I pray that the eyes of your heart may be enlightened in order that you may know…his incomparably great power for us who believe. That power is the same as the mighty strength he exerted when he raised Christ from the dead and seated him at his right hand in the heavenly realms. —Ephesians 1:18-20
Thomas Addington writes about power in his book, Life at Work. He describes the difference between positional power and personal power.
Postional power is the ability to act on the basis of your position in a company or organization. In the corporate world, positional power is measured by a title, salary and perks. Inasmuch as positional power is external, it can come and go. He describes the President as someone who’s position provides a number of privileges that, for the most part, go away when he leaves office.
Personal power, on the other hand, is based on one’s moral authority. It flows from the inside out.
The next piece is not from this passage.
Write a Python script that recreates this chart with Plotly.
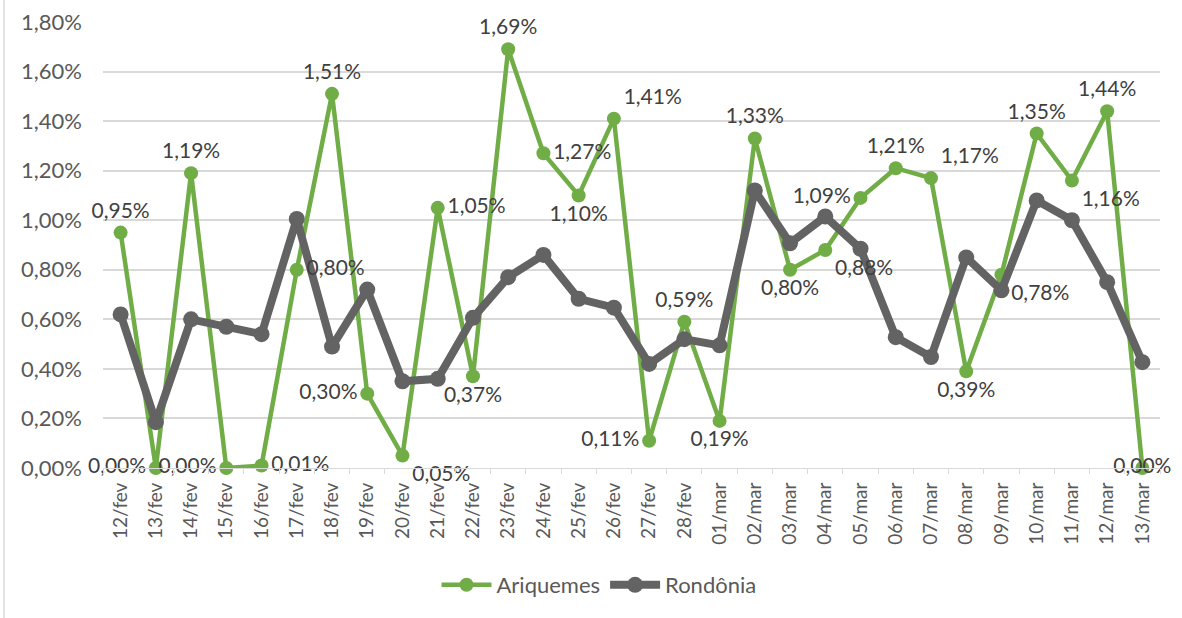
import plotly.graph_objects as go

categories = ["12/fev", "13/fev", "14/fev", "15/fev", "16/fev", "17/fev", "18/fev", "19/fev",
              "20/fev", "21/fev", "22/fev", "23/fev", "24/fev", "25/fev", "26/fev", "27/fev",
              "28/fev", "01/mar", "02/mar", "03/mar", "04/mar", "05/mar", "06/mar", "07/mar",
              "08/mar", "09/mar", "10/mar", "11/mar", "12/mar", "13/mar"]

# values in percent
ariquemes = [0.95, 0.00, 1.19, 0.00, 0.01, 0.80, 1.51, 0.30, 0.05, 1.05, 0.37, 1.69, 1.27, 1.10,
             1.41, 0.11, 0.59, 0.19, 1.33, 0.80, 0.88, 1.09, 1.21, 1.17, 0.39, 0.78, 1.35, 1.16,
             1.44, 0.00]
rondonia = [0.62, 0.185, 0.60, 0.57, 0.54, 1.005, 0.49, 0.72, 0.35, 0.36, 0.606, 0.77, 0.86, 0.683,
            0.647, 0.42, 0.52, 0.495, 1.12, 0.907, 1.015, 0.885, 0.528, 0.448, 0.85, 0.717, 1.08,
            1.0, 0.75, 0.427]

y_tickvals = [0, 0.2, 0.4, 0.6, 0.8, 1.0, 1.2, 1.4, 1.6, 1.8]

label_pos = ["top center", "middle left", "top center", "middle left", "middle right",
             "middle right", "top center", "middle left", "bottom right", "middle right",
             "bottom center", "top center", "middle right", "bottom center", "top right",
             "middle left", "top center", "bottom center", "top center", "bottom center",
             "bottom right", "middle left", "top center", "top right", "bottom center",
             "bottom right", "top center", "bottom right", "top center", "middle center"]

GREEN = "#70AD47"
GRAY = "#636363"
FONT = "Lato"

def fmt(v):
    return f"{v:.2f}".replace(".", ",") + "%"

ya = [v / 100 for v in ariquemes]
yr = [v / 100 for v in rondonia]

fig = go.Figure()
fig.add_trace(go.Scatter(
    x=categories, y=ya, name="Ariquemes",
    mode="lines+markers",
    line=dict(color=GREEN, width=4.5),
    marker=dict(color=GREEN, size=14),
    cliponaxis=False,
))
fig.add_trace(go.Scatter(
    x=categories, y=yr, name="Rondônia",
    mode="lines+markers",
    line=dict(color=GRAY, width=8),
    marker=dict(color=GRAY, size=16),
    cliponaxis=False,
))
# data labels of Ariquemes drawn on top of everything
fig.add_trace(go.Scatter(
    x=categories, y=ya, name="labels", showlegend=False, hoverinfo="skip",
    mode="markers+text",
    marker=dict(color="rgba(0,0,0,0)", size=14),
    text=[fmt(v) for v in ariquemes], textposition=label_pos,
    textfont=dict(family=FONT, size=21, color="#404040"),
    cliponaxis=False,
))

L, R, T, B = 103, 22, 22, 150
W, H = 1182, 618
PH = H - T - B
PW = W - L - R
fig.update_layout(
    template="none",
    width=W, height=H,
    margin=dict(l=L, r=R, t=T, b=B, autoexpand=False),
    plot_bgcolor="white", paper_bgcolor="white",
    separators=",.",
    font=dict(family=FONT, color="#595959", size=20),
    showlegend=True,
    legend=dict(orientation="h", x=(599 - L) / PW, xanchor="center", y=(468 - 585) / PH,
                yanchor="middle",
                font=dict(family=FONT, size=22, color="#595959"), itemwidth=50,
                traceorder="normal", bgcolor="rgba(0,0,0,0)"),
    xaxis=dict(
        type="category", categoryorder="array", categoryarray=categories,
        range=[-0.5, len(categories) - 0.5], autorange=False,
        tickangle=-90, tickfont=dict(family=FONT, size=19, color="#595959"),
        showline=True, linecolor="#d9d9d9", linewidth=1,
        ticks="outside", tickson="boundaries", ticklen=5, tickcolor="#d9d9d9",
        showgrid=False, zeroline=False, ticklabelstandoff=6, automargin=False,
    ),
    yaxis=dict(
        range=[0, 0.018], autorange=False,
        tickvals=[v / 100 for v in y_tickvals], tickformat=".2%",
        tickfont=dict(family=FONT, size=22, color="#595959"),
        showgrid=True, gridcolor="#d9d9d9", gridwidth=1.5,
        zeroline=False, showline=False, ticks="", ticklabelstandoff=20, automargin=False,
    ),
)

# chart-area border line at the left edge
fig.add_shape(type="line", xref="paper", yref="paper",
              x0=(4 - L) / PW, x1=(4 - L) / PW,
              y0=-B / PH, y1=1 + T / PH,
              line=dict(color="#d9d9d9", width=1.5))

fig.write_html("out.html", config={"displayModeBar": False},
               post_script="document.body.style.margin='0';")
Since it is tied to your reputation, if your integrity comes into question, you run the risk of losing your personal power.
Comparing them that way might suggest that personal power is good and positional power is bad—but both types of power can be abused and both types can be leveraged to accomplish great things for God. The Bible tells stories of people who failed at both and others who were quite successful.
All that to say, that’s why we placed our faith in Jesus—He holds the ultimate position (to whom every knee willl eventually bow) and He lived His life with ultimate integrity. It should surprise no one, then, that He has ultimate power—and that He is more than capable to handly anything you might be stuggling with today.